● **AIM**: Extract only the first line of the listing and every line after it up to and including the one with "const cutX = 8;". Omit the pictures.

● **PROVIDED MATERIAL**:
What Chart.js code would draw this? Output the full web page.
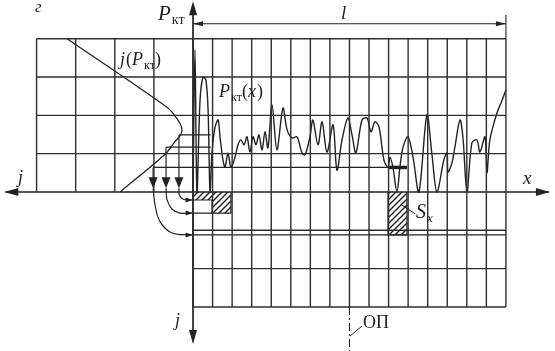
<!DOCTYPE html>
<html>
<head>
<meta charset="utf-8">
<script src="https://cdn.jsdelivr.net/npm/chart.js@4.4.1/dist/chart.umd.min.js"></script>
<style>
  html, body { margin: 0; padding: 0; background: #fff; }
  canvas { display: block; }
</style>
</head>
<body>
<canvas id="diagram" width="555" height="351"></canvas>
<script>
// grid: x in narrow columns, P in rows
const rightCols = [0, 1, 2, 3, 4, 5, 6, 7, 8, 9, 10, 11, 12, 13, 14, 15, 16];
const leftCols = [-8, -6, -4, -2];
const upperRows = [1, 2, 3, 4];
const lowerRows = [-1, -2, -3];

// P_kt(x) trace
const signalX = [0, 0.10, 0.20, 0.36, 0.51, 0.66, 0.77, 0.87, 0.97, 1.12, 1.28, 1.38, 1.53, 1.64, 1.79, 1.94,
  2.15, 2.30, 2.45, 2.61, 2.76, 2.91, 3.07, 3.22, 3.37, 3.53, 3.68, 3.83, 4.04, 4.29, 4.60, 4.81,
  5.06, 5.32, 5.57, 5.73, 5.98, 6.13, 6.39, 6.60, 6.85, 7.16, 7.36, 7.62, 7.92, 8.13, 8.33, 8.64,
  8.90, 9.10, 9.30, 9.51, 9.76, 9.97, 10.07, 10.22, 10.43, 10.58, 10.74, 10.99, 11.25, 11.55, 11.96,
  12.22, 12.47, 12.83, 12.99, 13.04, 13.24, 13.39, 13.65, 13.80, 14.01, 14.26, 14.52, 14.67, 14.93,
  15.03, 15.18, 15.54, 15.75, 16.00];
const signalY = [0, 3.71, 0, 2.40, 3.00, 2.92, 2.14, 0, 1.02, 1.67, 1.88, 1.44, 0.84, 0.65, 1.02, 0.65,
  0.91, 1.23, 1.36, 1.23, 1.44, 1.04, 1.44, 1.23, 1.49, 1.10, 1.57, 1.15, 2.27, 1.10, 2.19, 1.62,
  1.41, 1.44, 1.02, 0.97, 1.44, 1.88, 1.23, 1.83, 1.04, 1.75, 0.57, 1.36, 1.93, 1.49, 1.02, 1.88,
  1.93, 1.57, 1.83, 1.70, 0.84, 0.65, 0.91, 0.65, 0, 0.65, 1.17, 1.44, 0.91, 0, 2.01,
  0.97, 0, 0.84, 1.02, 0.52, 0.76, 1.17, 1.88, 1.44, 0, 1.28, 1.36, 1.04, 1.44,
  0.50, 1.36, 2.06, 2.32, 2.66];

// j(P_kt) density, drawn leftwards
const densityX = [-6.44, -1.30, -0.80, -0.58, -0.62, -0.95, -1.40, -3.73];
const densityY = [4.0, 2.20, 1.90, 1.68, 1.50, 1.30, 1.00, 0];

// the three P levels, where they meet the density, and how deep each j lands
const levelP = [1.49, 1.17, 0.64];
const levelStart = [-0.72, -1.38, -2.04];
const levelEnd = [0.90, 0.90, 10.94];
const jDepth = [-0.21, -0.55, -1.12];

// hatched j bars and S_x
const barEdges = [0, 0.97, 1.94];
const sxLeft = 9.97, sxRight = 10.94;
const span = [0, 16];       // l
const cutX = 8;             // OP

const ink = '#222';
const seg = (pts) => pts.concat([{ x: pts[pts.length - 1].x, y: null }]);

const gridPts = [];
rightCols.forEach(c => gridPts.push(...seg([{ x: c, y: -3 }, { x: c, y: 4 }])));
leftCols.forEach(c => gridPts.push(...seg([{ x: c, y: 0 }, { x: c, y: 4 }])));
upperRows.forEach(r => gridPts.push(...seg([{ x: -8, y: r }, { x: 16, y: r }])));
lowerRows.forEach(r => gridPts.push(...seg([{ x: 0, y: r }, { x: 16, y: r }])));

const levelPts = [];
levelP.forEach((p, i) => {
  levelPts.push(...seg([{ x: levelStart[i], y: p }, { x: levelEnd[i], y: p }]));
  levelPts.push(...seg([{ x: levelStart[i], y: p }, { x: levelStart[i], y: 0.3 }]));
});
levelPts.push(...seg([{ x: 0, y: jDepth[1] }, { x: barEdges[1], y: jDepth[1] }]));
levelPts.push(...seg([{ x: 0, y: jDepth[2] }, { x: 16, y: jDepth[2] }]));

// curved transfer arrows
const bend1 = [{ x: -0.72, y: 0.1 }, { x: -0.70, y: -0.08 }, { x: -0.50, y: -0.19 }, { x: -0.05, y: -0.21 }];
const bend2 = [{ x: -1.38, y: 0.1 }, { x: -1.33, y: -0.2 }, { x: -1.07, y: -0.45 }, { x: -0.66, y: -0.55 }, { x: -0.05, y: -0.55 }];
const bend3 = [{ x: -2.04, y: 0.1 }, { x: -1.94, y: -0.34 }, { x: -1.68, y: -0.78 }, { x: -1.07, y: -1.07 }, { x: -0.05, y: -1.12 }];

function hatch() {
  const c = document.createElement('canvas');
  c.width = 6; c.height = 6;
  const g = c.getContext('2d');
  g.strokeStyle = '#1e1e1e';
  g.lineWidth = 1.4;
  g.beginPath();
  g.moveTo(-1, 7); g.lineTo(7, -1);
  g.moveTo(-1, 1); g.lineTo(1, -1);
  g.moveTo(5, 7); g.lineTo(7, 5);
  g.stroke();
  return g.createPattern(c, 'repeat');
}
const hatchFill = hatch();

function line(data, extra) {
  return Object.assign({
    data, borderColor: ink, borderWidth: 1.3, pointRadius: 0, fill: false,
    tension: 0, spanGaps: false, clip: false
  }, extra || {});
}

const arrows = [
  { x: -9.65, y: 0, dir: 'left', len: 14, half: 4 },
  { x: 18.25, y: 0, dir: 'right', len: 14, half: 4 },
  { x: 0, y: 4.98, dir: 'up', len: 14, half: 4 },
  { x: 0, y: -3.97, dir: 'down', len: 14, half: 4 },
  { x: span[0], y: 4.39, dir: 'left', len: 10, half: 2.5 },
  { x: span[1], y: 4.39, dir: 'right', len: 10, half: 2.5 },
  { x: -0.02, y: jDepth[0], dir: 'right', len: 7, half: 2.5 },
  { x: -0.02, y: jDepth[1], dir: 'right', len: 7, half: 2.5 },
  { x: -0.02, y: jDepth[2], dir: 'right', len: 7, half: 2.5 },
  { x: levelStart[0], y: 0.1, dir: 'down', len: 11, half: 4.5 },
  { x: levelStart[1], y: 0.1, dir: 'down', len: 11, half: 4.5 },
  { x: levelStart[2], y: 0.1, dir: 'down', len: 11, half: 4.5 }
];

const labels = [
  { x: -8.08, y: 4.70, runs: [['г', 'italic', 17, 0]] },
  { x: -1.79, y: 4.49, runs: [['P', 'italic', 21, 0], ['кт', '', 14, 4]] },
  { x: 7.57, y: 4.52, runs: [['l', 'italic', 19, 0]] },
  { x: -3.73, y: 3.32, runs: [['j', 'italic', 18, 0], ['(', '', 18, 0], ['P', 'italic', 18, 0], ['кт', '', 12, 4], [')', '', 18, 0]] },
  { x: 1.33, y: 2.48, runs: [['P', 'italic', 18, 0], ['кт', '', 12, 4], ['(', '', 18, 0], ['x', 'italic', 18, 0], [')', '', 18, 0]] },
  { x: -8.95, y: 0.23, runs: [['j', 'italic', 18, 0]] },
  { x: 16.87, y: 0.21, runs: [['x', 'italic', 19, 0]] },
  { x: -0.92, y: -3.50, runs: [['j', 'italic', 18, 0]] },
  { x: 11.40, y: -0.68, runs: [['S', 'italic', 20, 0], ['x', 'italic', 13, 4]] },
  { x: 8.69, y: -3.55, runs: [['ОП', '', 18, 0]] }
];

const decor = {
  id: 'decor',
  afterDatasetsDraw(chart) {
    const { ctx } = chart;
    const xs = chart.scales.x, ys = chart.scales.y;
    ctx.save();
    ctx.fillStyle = ink;
    arrows.forEach(a => {
      const px = xs.getPixelForValue(a.x), py = ys.getPixelForValue(a.y);
      const d = { left: [-1, 0], right: [1, 0], up: [0, -1], down: [0, 1] }[a.dir];
      const bx = px - d[0] * a.len, by = py - d[1] * a.len;
      ctx.beginPath();
      ctx.moveTo(px, py);
      ctx.lineTo(bx - d[1] * a.half, by + d[0] * a.half);
      ctx.lineTo(bx + d[1] * a.half, by - d[0] * a.half);
      ctx.closePath();
      ctx.fill();
    });
    ctx.textBaseline = 'alphabetic';
    labels.forEach(l => {
      let px = xs.getPixelForValue(l.x);
      const py = ys.getPixelForValue(l.y);
      l.runs.forEach(([t, st, sz, dy]) => {
        ctx.font = `${st} ${sz}px "Liberation Serif", "DejaVu Serif", serif`;
        ctx.fillText(t, px, py + dy);
        px += ctx.measureText(t).width + (st === 'italic' ? 1 : 0);
      });
    });
    ctx.restore();
  }
};

new Chart(document.getElementById('diagram'), {
  type: 'line',
  data: {
    datasets: [
      line(gridPts, { borderWidth: 1.4, borderColor: '#2e2e2e' }),
      line(seg([{ x: -9.6, y: 0 }, { x: 18.2, y: 0 }]).concat(seg([{ x: 0, y: 4.9 }, { x: 0, y: -3.9 }])), { borderWidth: 1.7 }),
      line(levelPts, { borderWidth: 1.2 }),
      line([{ x: sxLeft, y: levelP[2] }, { x: sxRight, y: levelP[2] }], { borderWidth: 3.5 }),
      line([
        { x: barEdges[0], y: 0 }, { x: barEdges[0], y: jDepth[0] }, { x: barEdges[1], y: jDepth[0] },
        { x: barEdges[1], y: jDepth[1] }, { x: barEdges[2], y: jDepth[1] }, { x: barEdges[2], y: 0 }
      ], { fill: { value: 0 }, backgroundColor: hatchFill, borderWidth: 1.2 }),
      line([
        { x: sxLeft, y: 0 }, { x: sxLeft, y: jDepth[2] }, { x: sxRight, y: jDepth[2] }, { x: sxRight, y: 0 }
      ], { fill: { value: 0 }, backgroundColor: hatchFill, borderWidth: 1.2 }),
      line(signalX.map((x, i) => ({ x, y: signalY[i] })), { borderWidth: 1.4, tension: 0.32 }),
      line(densityX.map((x, i) => ({ x, y: densityY[i] })), { borderWidth: 1.3, tension: 0.3 }),
      line(bend1, { tension: 0.4, borderWidth: 1.2 }),
      line(bend2, { tension: 0.4, borderWidth: 1.2 }),
      line(bend3, { tension: 0.4, borderWidth: 1.2 }),
      line(seg([{ x: span[0], y: 4.39 }, { x: span[1], y: 4.39 }]).concat(seg([{ x: span[1], y: 4.62 }, { x: span[1], y: 4 }])), { borderWidth: 1.1 }),
      line([{ x: cutX, y: -3 }, { x: cutX, y: -4.2 }], { borderWidth: 1.1, borderDash: [8, 3, 2, 3] }),
      line(seg([{ x: 10.68, y: -0.34 }, { x: 11.35, y: -0.57 }]).concat(seg([{ x: 8.03, y: -3.76 }, { x: 8.64, y: -3.5 }])), { borderWidth: 1 })
    ]
  },
  options: {
    responsive: false,
    animation: false,
    devicePixelRatio: 1,
    layout: { padding: 0 },
    plugins: { legend: { display: false }, tooltip: { enabled: false } },
    scales: {
      x: { type: 'linear', min: -9.87, max: 18.51, display: false },
      y: { type: 'linear', min: -4.15, max: 5.01, display: false }
    }
  },
  plugins: [decor]
});
</script>
</body>
</html>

● **EXPECTED ANSWER**:
What Chart.js code would draw this? Output the full web page.
<!DOCTYPE html>
<html>
<head>
<meta charset="utf-8">
<script src="https://cdn.jsdelivr.net/npm/chart.js@4.4.1/dist/chart.umd.min.js"></script>
<style>
  html, body { margin: 0; padding: 0; background: #fff; }
  canvas { display: block; }
</style>
</head>
<body>
<canvas id="diagram" width="555" height="351"></canvas>
<script>
// grid: x in narrow columns, P in rows
const rightCols = [0, 1, 2, 3, 4, 5, 6, 7, 8, 9, 10, 11, 12, 13, 14, 15, 16];
const leftCols = [-8, -6, -4, -2];
const upperRows = [1, 2, 3, 4];
const lowerRows = [-1, -2, -3];

// P_kt(x) trace
const signalX = [0, 0.10, 0.20, 0.36, 0.51, 0.66, 0.77, 0.87, 0.97, 1.12, 1.28, 1.38, 1.53, 1.64, 1.79, 1.94,
  2.15, 2.30, 2.45, 2.61, 2.76, 2.91, 3.07, 3.22, 3.37, 3.53, 3.68, 3.83, 4.04, 4.29, 4.60, 4.81,
  5.06, 5.32, 5.57, 5.73, 5.98, 6.13, 6.39, 6.60, 6.85, 7.16, 7.36, 7.62, 7.92, 8.13, 8.33, 8.64,
  8.90, 9.10, 9.30, 9.51, 9.76, 9.97, 10.07, 10.22, 10.43, 10.58, 10.74, 10.99, 11.25, 11.55, 11.96,
  12.22, 12.47, 12.83, 12.99, 13.04, 13.24, 13.39, 13.65, 13.80, 14.01, 14.26, 14.52, 14.67, 14.93,
  15.03, 15.18, 15.54, 15.75, 16.00];
const signalY = [0, 3.71, 0, 2.40, 3.00, 2.92, 2.14, 0, 1.02, 1.67, 1.88, 1.44, 0.84, 0.65, 1.02, 0.65,
  0.91, 1.23, 1.36, 1.23, 1.44, 1.04, 1.44, 1.23, 1.49, 1.10, 1.57, 1.15, 2.27, 1.10, 2.19, 1.62,
  1.41, 1.44, 1.02, 0.97, 1.44, 1.88, 1.23, 1.83, 1.04, 1.75, 0.57, 1.36, 1.93, 1.49, 1.02, 1.88,
  1.93, 1.57, 1.83, 1.70, 0.84, 0.65, 0.91, 0.65, 0, 0.65, 1.17, 1.44, 0.91, 0, 2.01,
  0.97, 0, 0.84, 1.02, 0.52, 0.76, 1.17, 1.88, 1.44, 0, 1.28, 1.36, 1.04, 1.44,
  0.50, 1.36, 2.06, 2.32, 2.66];

// j(P_kt) density, drawn leftwards
const densityX = [-6.44, -1.30, -0.80, -0.58, -0.62, -0.95, -1.40, -3.73];
const densityY = [4.0, 2.20, 1.90, 1.68, 1.50, 1.30, 1.00, 0];

// the three P levels, where they meet the density, and how deep each j lands
const levelP = [1.49, 1.17, 0.64];
const levelStart = [-0.72, -1.38, -2.04];
const levelEnd = [0.90, 0.90, 10.94];
const jDepth = [-0.21, -0.55, -1.12];

// hatched j bars and S_x
const barEdges = [0, 0.97, 1.94];
const sxLeft = 9.97, sxRight = 10.94;
const span = [0, 16];       // l
const cutX = 8;             // OP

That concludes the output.